Andrew Salgado captures the masculine
My practice explores the correlation between the concept of masculinity and the properties of the medium; generally based in paint, at times my practice also incorporates video, text, sculpture, performance, and paper-based work. The objective of this pursuit is to challenge a perspective of identity through heightened, purposefully self-aware representation, in which these representations refer to their own physicality and question their legitimacy and even the very nature of my practice. The approach taken toward my practice is largely the result of a cathartic incident in 2008, in which a hate-crime assault led to a fascination with the notion that substance might overcome the limitations of its physicality – and that my perspective might transcend solipsism and approach the political. The propulsion for my work is the notion that identity may be (de/re)constructed as a politically charged confrontation of Self.
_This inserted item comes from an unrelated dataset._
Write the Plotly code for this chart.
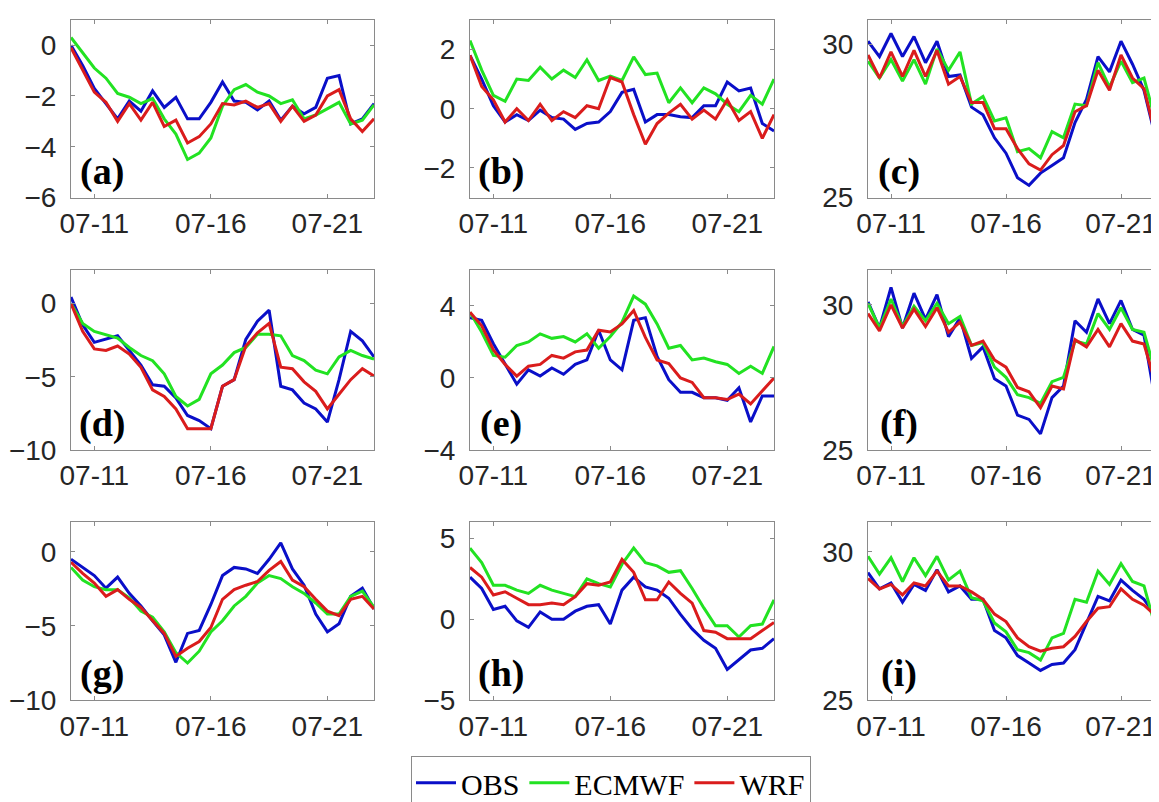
import pandas as pd
import plotly.graph_objects as go

# ---------------- data (12-hourly, 2021-07-10 00:00 .. 2021-07-23 00:00) ----------------
times = pd.date_range("2021-07-10 00:00", periods=27, freq="12h")
tick_dates = ["2021-07-11", "2021-07-16", "2021-07-21"]
tick_text = ["07-11", "07-16", "07-21"]
series_names = ["OBS", "ECMWF", "WRF"]
panel_labels = ["(a)", "(b)", "(c)", "(d)", "(e)", "(f)", "(g)", "(h)", "(i)"]

a_obs = [0.0, -0.8, -1.7, -2.3, -2.9, -2.2, -2.6, -1.8, -2.45, -2.05, -2.9, -2.9, -2.25, -1.45, -2.2,
         -2.25, -2.55, -2.2, -2.95, -2.4, -2.7, -2.45, -1.3, -1.2, -3.1, -2.9, -2.3]
a_ecm = [0.3, -0.3, -0.9, -1.3, -1.9, -2.05, -2.3, -2.1, -2.9, -3.5, -4.5, -4.25, -3.65, -2.4, -1.75,
         -1.55, -1.85, -2.0, -2.3, -2.15, -2.9, -2.75, -2.5, -2.25, -3.1, -2.95, -2.35]
a_wrf = [-0.1, -1.0, -1.85, -2.25, -3.0, -2.3, -2.95, -2.25, -3.2, -2.95, -3.85, -3.6, -3.1, -2.3, -2.35,
         -2.2, -2.45, -2.3, -3.0, -2.4, -3.0, -2.75, -2.0, -1.75, -2.9, -3.4, -2.9]

b_obs = [1.8, 1.0, 0.1, -0.45, -0.2, -0.4, -0.05, -0.3, -0.35, -0.7, -0.5, -0.45, -0.1, 0.55, 0.65,
         -0.45, -0.2, -0.2, -0.27, -0.3, 0.1, 0.1, 0.9, 0.6, 0.7, -0.5, -0.75]
b_ecm = [2.3, 1.3, 0.45, 0.25, 1.0, 0.95, 1.4, 1.0, 1.3, 1.05, 1.65, 0.95, 1.1, 0.95, 1.75,
         1.15, 1.2, 0.2, 0.7, 0.2, 0.7, 0.5, 0.15, -0.1, 0.45, 0.15, 1.0]
b_wrf = [1.8, 0.75, 0.3, -0.45, 0.0, -0.4, 0.15, -0.4, -0.1, -0.3, 0.1, 0.0, 1.05, 0.9, -0.2,
         -1.2, -0.5, -0.15, 0.15, -0.35, -0.05, -0.35, 0.3, -0.4, -0.1, -1.0, -0.2]

c_obs = [30.1, 29.6, 30.35, 29.6, 30.25, 29.4, 30.1, 28.95, 29.0, 27.95, 27.7, 26.95, 26.45, 25.65, 25.4,
         25.8, 26.05, 26.3, 27.45, 28.2, 29.6, 29.1, 30.1, 29.35, 28.5, 26.95, 26.6]
c_ecm = [29.45, 28.9, 29.5, 28.8, 29.5, 28.7, 29.85, 29.15, 29.75, 28.05, 28.3, 27.5, 27.6, 26.5, 26.6,
         26.3, 27.15, 26.95, 28.05, 28.0, 29.4, 28.6, 29.45, 28.75, 28.9, 27.5, 27.7]
c_wrf = [29.65, 28.9, 29.75, 28.95, 29.8, 28.95, 29.8, 28.7, 28.95, 28.1, 28.1, 27.25, 27.25, 26.6, 26.1,
         25.9, 26.4, 26.7, 27.8, 28.0, 29.15, 28.5, 29.65, 28.9, 28.55, 27.05, 26.9]

d_obs = [0.45, -1.45, -2.65, -2.45, -2.2, -3.2, -4.2, -5.55, -5.65, -6.45, -7.65, -8.0, -8.55, -5.65, -5.2,
         -2.45, -1.2, -0.45, -5.65, -5.9, -6.8, -7.2, -8.1, -5.2, -1.9, -2.55, -3.65]
d_ecm = [0.0, -1.35, -1.9, -2.1, -2.35, -3.0, -3.55, -3.9, -4.8, -6.35, -7.0, -6.55, -4.8, -4.2, -3.35,
         -3.0, -2.1, -2.1, -2.2, -3.55, -3.9, -4.55, -4.8, -3.65, -3.2, -3.55, -3.8]
d_wrf = [0.0, -1.9, -3.1, -3.2, -2.9, -3.45, -4.35, -5.9, -6.35, -7.2, -8.55, -8.55, -8.55, -5.65, -5.2,
         -2.9, -2.0, -1.35, -4.35, -4.45, -5.35, -6.0, -7.2, -6.2, -5.2, -4.45, -4.95]

e_obs = [3.35, 3.2, 1.9, 0.8, -0.35, 0.45, 0.1, 0.55, 0.2, 0.75, 1.0, 2.65, 1.0, 0.45, 3.2,
         3.35, 1.2, -0.1, -0.8, -0.8, -1.1, -1.1, -1.25, -0.55, -2.45, -1.0, -1.0]
e_ecm = [3.65, 2.55, 1.25, 1.15, 1.8, 2.0, 2.45, 2.2, 2.3, 2.0, 2.45, 1.65, 2.3, 3.1, 4.55,
         4.1, 3.0, 1.65, 1.8, 1.0, 1.1, 0.9, 0.75, 0.25, 0.65, 0.25, 1.75]
e_wrf = [3.65, 2.9, 1.55, 0.75, 0.1, 0.65, 0.75, 1.25, 1.1, 1.45, 1.55, 2.65, 2.55, 3.0, 3.75,
         2.25, 1.0, 0.8, 0.0, -0.25, -1.1, -1.1, -1.2, -0.9, -1.45, -0.75, 0.0]

f_obs = [30.1, 29.2, 30.6, 29.2, 30.4, 29.5, 30.35, 28.9, 29.55, 28.15, 28.55, 27.45, 27.2, 26.2, 26.05,
         25.55, 26.8, 27.2, 29.45, 29.05, 30.2, 29.35, 30.15, 29.15, 28.95, 26.65, 26.5]
f_ecm = [30.05, 29.2, 30.2, 29.25, 29.95, 29.45, 30.05, 29.35, 29.6, 28.6, 28.7, 27.85, 27.5, 26.9, 26.8,
         26.6, 27.35, 27.5, 28.75, 28.65, 29.7, 29.15, 29.9, 29.15, 29.05, 27.65, 27.75]
f_wrf = [29.7, 29.1, 30.0, 29.2, 29.85, 29.25, 29.9, 29.05, 29.4, 28.6, 28.75, 28.1, 27.85, 27.15, 27.0,
         26.45, 27.2, 27.1, 28.8, 28.55, 29.15, 28.55, 29.35, 28.75, 28.65, 27.3, 27.25]

g_obs = [-0.5, -1.05, -1.6, -2.45, -1.7, -2.8, -3.65, -4.65, -5.6, -7.45, -5.5, -5.3, -3.55, -1.6, -1.05,
         -1.15, -1.45, -0.5, 0.6, -1.15, -2.25, -4.2, -5.4, -4.85, -3.0, -2.45, -3.85]
g_ecm = [-1.05, -1.9, -2.35, -2.55, -2.55, -3.1, -4.0, -4.4, -5.4, -6.8, -7.5, -6.7, -5.4, -4.65, -3.65,
         -3.0, -2.1, -1.6, -1.8, -2.35, -2.8, -3.45, -4.2, -4.2, -3.0, -2.65, -3.75]
g_wrf = [-0.7, -1.45, -2.1, -3.0, -2.55, -3.2, -3.75, -4.65, -5.5, -7.05, -6.5, -6.05, -5.1, -3.2, -2.55,
         -2.25, -2.0, -1.25, -0.65, -1.9, -2.35, -3.2, -4.0, -4.3, -3.2, -3.0, -3.85]

h_obs = [2.6, 1.9, 0.6, 0.8, -0.1, -0.5, 0.45, 0.0, 0.0, 0.5, 0.8, 0.9, -0.3, 1.8, 2.6,
         2.0, 1.8, 1.3, 0.3, -0.6, -1.3, -1.8, -3.1, -2.5, -1.9, -1.8, -1.2]
h_ecm = [4.4, 3.5, 2.1, 2.1, 1.8, 1.6, 2.1, 1.8, 1.6, 1.4, 2.5, 2.2, 2.0, 3.4, 4.4,
         3.5, 3.3, 2.9, 3.0, 1.9, 0.7, -0.4, -0.4, -1.1, -0.4, -0.3, 1.2]
h_wrf = [3.2, 2.6, 1.5, 1.7, 1.3, 0.9, 0.9, 1.0, 0.9, 1.4, 2.2, 2.1, 2.3, 3.7, 2.9,
         1.2, 1.2, 2.3, 1.6, 1.0, -0.7, -0.8, -1.2, -1.2, -1.2, -0.7, -0.2]

i_obs = [29.3, 28.75, 28.95, 28.3, 28.9, 28.7, 29.4, 28.65, 28.85, 28.4, 28.4, 27.35, 27.1, 26.5, 26.25,
         26.0, 26.2, 26.25, 26.7, 27.6, 28.5, 28.35, 29.05, 28.7, 28.4, 27.85, 28.35]
i_ecm = [29.85, 29.25, 29.8, 29.0, 29.8, 29.2, 29.85, 29.05, 29.35, 28.45, 28.35, 27.6, 27.3, 26.7, 26.6,
         26.35, 27.1, 27.25, 28.4, 28.3, 29.35, 28.9, 29.6, 29.0, 28.85, 27.45, 27.6]
i_wrf = [29.1, 28.75, 28.9, 28.55, 28.95, 28.85, 29.35, 28.85, 28.85, 28.65, 28.4, 27.9, 27.65, 27.1, 26.8,
         26.65, 26.75, 26.8, 27.15, 27.65, 28.1, 28.15, 28.75, 28.4, 28.2, 27.85, 28.2]

panels = [
    (a_obs, a_ecm, a_wrf), (b_obs, b_ecm, b_wrf), (c_obs, c_ecm, c_wrf),
    (d_obs, d_ecm, d_wrf), (e_obs, e_ecm, e_wrf), (f_obs, f_ecm, f_wrf),
    (g_obs, g_ecm, g_wrf), (h_obs, h_ecm, h_wrf), (i_obs, i_ecm, i_wrf),
]
y_ranges = [[-6, 1], [-3, 3], [25, 30.8],
            [-10, 2.3], [-4, 6], [25, 31.2],
            [-10, 2], [-5, 6], [25, 31]]
y_ticks = [[-6, -4, -2, 0], [-2, 0, 2], [25, 30],
           [-10, -5, 0], [-4, 0, 4], [25, 30],
           [-10, -5, 0], [-5, 0, 5], [25, 30]]

# ---------------- styling / layout ----------------
W, H = 1159, 802
colors = ["#0a0fc8", "#22e222", "#da1c1c"]
col_px = [(63, 366), (462, 766), (860, 1159)]
row_px = [(12, 194), (268, 452), (526, 708)]
x_ranges = [["2021-07-10 00:00", "2021-07-23 00:00"],
            ["2021-07-10 00:00", "2021-07-23 00:00"],
            ["2021-07-10 00:00", "2021-07-23 00:00"]]
frame_col = "#8a8a8a"
tick_font = dict(family="Liberation Sans, Arial, sans-serif", size=28, color="#262626")

fig = go.Figure()
layout = {}
annotations = []
for idx, (series, yr, yt) in enumerate(zip(panels, y_ranges, y_ticks)):
    r, c = divmod(idx, 3)
    n = idx + 1
    xa = "x" if n == 1 else f"x{n}"
    ya = "y" if n == 1 else f"y{n}"
    for s, (vals, name, col) in enumerate(zip(series, series_names, colors)):
        fig.add_trace(go.Scatter(
            x=times, y=vals, mode="lines", name=name,
            line=dict(color=col, width=3),
            xaxis=xa, yaxis=ya, showlegend=(idx == 0),
            legendgroup=name,
        ))
    x0, x1 = col_px[c]
    y0, y1 = row_px[r]
    xkey = "xaxis" if n == 1 else f"xaxis{n}"
    ykey = "yaxis" if n == 1 else f"yaxis{n}"
    layout[xkey] = dict(
        domain=[x0 / W, x1 / W], anchor=ya, type="date", range=x_ranges[c],
        tickvals=tick_dates, ticktext=tick_text, ticks="inside", ticklen=4,
        tickcolor=frame_col, showline=True, linecolor=frame_col, linewidth=1,
        mirror="ticks", showgrid=False, zeroline=False, tickfont=tick_font,
        ticklabelstandoff=1, automargin=False,
    )
    layout[ykey] = dict(
        domain=[1 - y1 / H, 1 - y0 / H], anchor=xa, range=yr, tickvals=yt,
        ticks="inside", ticklen=4, tickcolor=frame_col, showline=True,
        linecolor=frame_col, linewidth=1, mirror=("ticks" if c < 2 else False),
        showgrid=False, zeroline=False, tickfont=tick_font, automargin=False,
        ticklabelstandoff=8,
    )
    annotations.append(dict(
        text=f"<b>{panel_labels[idx]}</b>", xref="paper", yref="paper",
        x=(x0 + 31) / W, y=1 - (y1 - 27) / H, xanchor="center", yanchor="middle",
        showarrow=False,
        font=dict(family="Liberation Serif, Times New Roman, serif", size=38, color="black"),
    ))

fig.update_layout(
    width=W, height=H,
    margin=dict(l=0, r=0, t=0, b=0),
    paper_bgcolor="white", plot_bgcolor="white",
    annotations=annotations,
    legend=dict(
        orientation="h", x=403 / W, y=1 - 765 / H, xanchor="left", yanchor="top",
        bordercolor="#8a8a8a", borderwidth=1, bgcolor="white",
        font=dict(family="Liberation Serif, Times New Roman, serif", size=30, color="black"),
        itemwidth=40, tracegroupgap=0,
    ),
    **layout,
)

fig.write_html("out.html")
I am interested in how my paintings might operate independently from their literal figurative foundation and engage with an exploration of color, reduction of forms, and triumph of substance as imbued with meaning and metaphor, overt, and suggestive. My practice is a process encumbered by the reduction of literalness in preference of a sensual and topographical painted surface. Through this process of discovery, I hope to create work that engages with a continuously forming language of painting and representation. By drawing attention to the tangibility of the work, I introduce extra-diegetic readings, pulling the viewer from the sutures of the represented subject and inviting readings beyond the confines of the painted picture.
With each successive work, I hope to draw attention to the painterly versus the formal, predominating the medium as integral to the understanding and formation of my work, and referencing painting as both act and medium. Through my treatment of form and content, I ask the viewer to consider the technical aspects of my paintings, but also the metaphorical role that media assumes in my work, and finally the relationship of my paintings to a greater narrative and mythology, in which each subject is related to ideas of psyche and convalescence. As a result, my work often uses personal history to approach universal themes, and a politics that I view as deeply personal, yet resoundingly human.